(Code that draws figures)
——————————

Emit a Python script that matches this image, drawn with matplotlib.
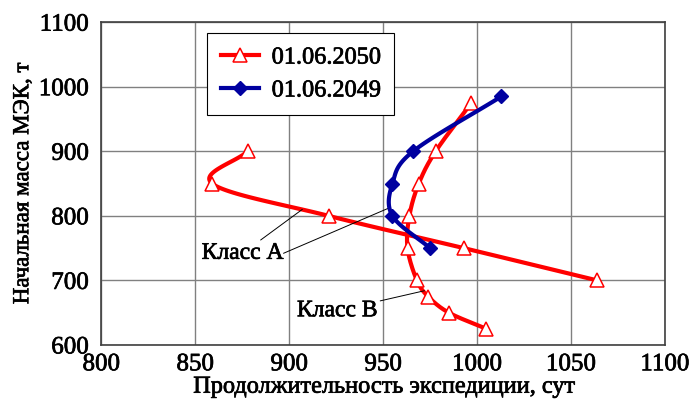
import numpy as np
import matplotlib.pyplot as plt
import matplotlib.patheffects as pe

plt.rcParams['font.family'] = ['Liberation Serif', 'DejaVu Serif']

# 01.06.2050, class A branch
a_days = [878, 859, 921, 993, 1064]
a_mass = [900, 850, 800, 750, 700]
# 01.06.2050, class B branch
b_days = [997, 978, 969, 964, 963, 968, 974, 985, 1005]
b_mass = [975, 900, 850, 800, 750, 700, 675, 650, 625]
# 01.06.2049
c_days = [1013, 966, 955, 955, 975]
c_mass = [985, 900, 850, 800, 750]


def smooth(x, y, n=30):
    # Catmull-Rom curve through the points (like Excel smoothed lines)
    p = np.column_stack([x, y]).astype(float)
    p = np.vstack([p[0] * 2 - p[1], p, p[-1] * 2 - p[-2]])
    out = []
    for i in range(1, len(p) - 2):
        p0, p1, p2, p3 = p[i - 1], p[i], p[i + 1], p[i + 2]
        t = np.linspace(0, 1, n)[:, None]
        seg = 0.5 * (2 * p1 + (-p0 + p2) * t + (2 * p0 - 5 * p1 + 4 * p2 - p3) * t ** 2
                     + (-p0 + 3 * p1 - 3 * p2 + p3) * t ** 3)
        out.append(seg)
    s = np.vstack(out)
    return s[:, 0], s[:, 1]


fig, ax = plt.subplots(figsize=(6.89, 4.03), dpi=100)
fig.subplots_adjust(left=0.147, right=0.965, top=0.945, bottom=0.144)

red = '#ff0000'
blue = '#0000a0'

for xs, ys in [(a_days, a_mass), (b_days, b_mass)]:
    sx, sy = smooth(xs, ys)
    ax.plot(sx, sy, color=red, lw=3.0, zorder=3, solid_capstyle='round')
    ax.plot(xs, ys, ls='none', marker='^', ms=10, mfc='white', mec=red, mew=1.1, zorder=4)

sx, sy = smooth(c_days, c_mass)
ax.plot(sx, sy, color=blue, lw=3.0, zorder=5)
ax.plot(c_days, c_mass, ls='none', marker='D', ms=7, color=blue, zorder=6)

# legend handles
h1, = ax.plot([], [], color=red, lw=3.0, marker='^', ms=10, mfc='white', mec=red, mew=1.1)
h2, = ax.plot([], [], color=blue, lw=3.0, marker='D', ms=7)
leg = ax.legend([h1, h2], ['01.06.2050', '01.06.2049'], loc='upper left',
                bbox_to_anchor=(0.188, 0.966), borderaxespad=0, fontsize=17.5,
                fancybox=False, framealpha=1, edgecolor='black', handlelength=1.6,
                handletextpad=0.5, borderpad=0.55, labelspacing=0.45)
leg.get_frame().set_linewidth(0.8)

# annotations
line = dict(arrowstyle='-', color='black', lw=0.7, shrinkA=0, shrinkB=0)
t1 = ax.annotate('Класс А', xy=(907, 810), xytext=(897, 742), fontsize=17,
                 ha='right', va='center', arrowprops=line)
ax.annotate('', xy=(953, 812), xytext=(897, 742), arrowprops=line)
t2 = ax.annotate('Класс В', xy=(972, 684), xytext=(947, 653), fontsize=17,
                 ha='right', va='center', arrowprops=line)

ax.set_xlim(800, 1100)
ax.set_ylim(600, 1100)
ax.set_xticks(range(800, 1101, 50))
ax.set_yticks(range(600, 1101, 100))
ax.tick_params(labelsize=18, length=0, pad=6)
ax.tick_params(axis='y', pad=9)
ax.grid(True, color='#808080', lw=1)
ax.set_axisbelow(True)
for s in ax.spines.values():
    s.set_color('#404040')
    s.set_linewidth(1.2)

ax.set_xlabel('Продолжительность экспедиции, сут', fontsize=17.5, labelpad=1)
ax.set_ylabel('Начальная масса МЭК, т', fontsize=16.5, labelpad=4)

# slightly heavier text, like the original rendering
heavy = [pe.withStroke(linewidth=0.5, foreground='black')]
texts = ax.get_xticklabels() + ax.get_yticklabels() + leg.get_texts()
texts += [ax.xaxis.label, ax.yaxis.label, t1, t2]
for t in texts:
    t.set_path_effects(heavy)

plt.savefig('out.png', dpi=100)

——————————

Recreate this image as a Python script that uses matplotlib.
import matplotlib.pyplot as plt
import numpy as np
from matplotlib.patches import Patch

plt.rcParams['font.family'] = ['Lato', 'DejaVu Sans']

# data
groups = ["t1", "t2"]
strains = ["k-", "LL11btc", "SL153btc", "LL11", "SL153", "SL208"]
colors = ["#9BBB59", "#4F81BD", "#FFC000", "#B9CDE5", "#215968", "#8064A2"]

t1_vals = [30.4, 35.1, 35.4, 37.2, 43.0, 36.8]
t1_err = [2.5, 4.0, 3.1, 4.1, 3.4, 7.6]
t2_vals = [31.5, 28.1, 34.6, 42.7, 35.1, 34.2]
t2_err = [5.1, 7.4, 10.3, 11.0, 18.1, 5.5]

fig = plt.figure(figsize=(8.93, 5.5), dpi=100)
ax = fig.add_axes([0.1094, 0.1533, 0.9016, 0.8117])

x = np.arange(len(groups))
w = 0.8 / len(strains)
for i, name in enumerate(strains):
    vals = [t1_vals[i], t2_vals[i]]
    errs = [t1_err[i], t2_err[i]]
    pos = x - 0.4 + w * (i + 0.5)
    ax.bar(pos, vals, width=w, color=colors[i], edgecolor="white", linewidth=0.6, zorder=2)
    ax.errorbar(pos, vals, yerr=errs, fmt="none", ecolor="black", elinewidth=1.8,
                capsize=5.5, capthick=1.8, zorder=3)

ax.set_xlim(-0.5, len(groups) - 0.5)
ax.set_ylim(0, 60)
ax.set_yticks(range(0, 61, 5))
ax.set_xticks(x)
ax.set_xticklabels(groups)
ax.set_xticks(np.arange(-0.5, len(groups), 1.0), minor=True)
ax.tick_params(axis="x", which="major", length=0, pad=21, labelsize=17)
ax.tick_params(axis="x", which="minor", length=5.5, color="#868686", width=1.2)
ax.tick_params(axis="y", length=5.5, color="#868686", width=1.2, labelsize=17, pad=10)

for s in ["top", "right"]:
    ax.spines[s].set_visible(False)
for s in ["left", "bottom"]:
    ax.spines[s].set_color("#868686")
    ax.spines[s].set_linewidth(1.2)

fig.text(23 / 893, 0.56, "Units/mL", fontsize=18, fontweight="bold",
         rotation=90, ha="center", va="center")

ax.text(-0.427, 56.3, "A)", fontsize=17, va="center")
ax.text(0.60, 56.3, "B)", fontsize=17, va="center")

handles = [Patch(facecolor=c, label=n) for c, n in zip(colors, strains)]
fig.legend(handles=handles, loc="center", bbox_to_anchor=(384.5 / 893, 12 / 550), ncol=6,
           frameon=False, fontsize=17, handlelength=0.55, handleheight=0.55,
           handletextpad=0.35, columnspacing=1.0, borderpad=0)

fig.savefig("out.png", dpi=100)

——————————

#### AIM
Within the material above, extract exactly the lines that start at the line containing "Recreate this image" and stop after the line containing "ax = fig.add_axes([0.1094, 0.1533, 0.9016, 0.8117])", and only those.

#### OUTPUT BELOW
Recreate this image as a Python script that uses matplotlib.
import matplotlib.pyplot as plt
import numpy as np
from matplotlib.patches import Patch

plt.rcParams['font.family'] = ['Lato', 'DejaVu Sans']

# data
groups = ["t1", "t2"]
strains = ["k-", "LL11btc", "SL153btc", "LL11", "SL153", "SL208"]
colors = ["#9BBB59", "#4F81BD", "#FFC000", "#B9CDE5", "#215968", "#8064A2"]

t1_vals = [30.4, 35.1, 35.4, 37.2, 43.0, 36.8]
t1_err = [2.5, 4.0, 3.1, 4.1, 3.4, 7.6]
t2_vals = [31.5, 28.1, 34.6, 42.7, 35.1, 34.2]
t2_err = [5.1, 7.4, 10.3, 11.0, 18.1, 5.5]

fig = plt.figure(figsize=(8.93, 5.5), dpi=100)
ax = fig.add_axes([0.1094, 0.1533, 0.9016, 0.8117])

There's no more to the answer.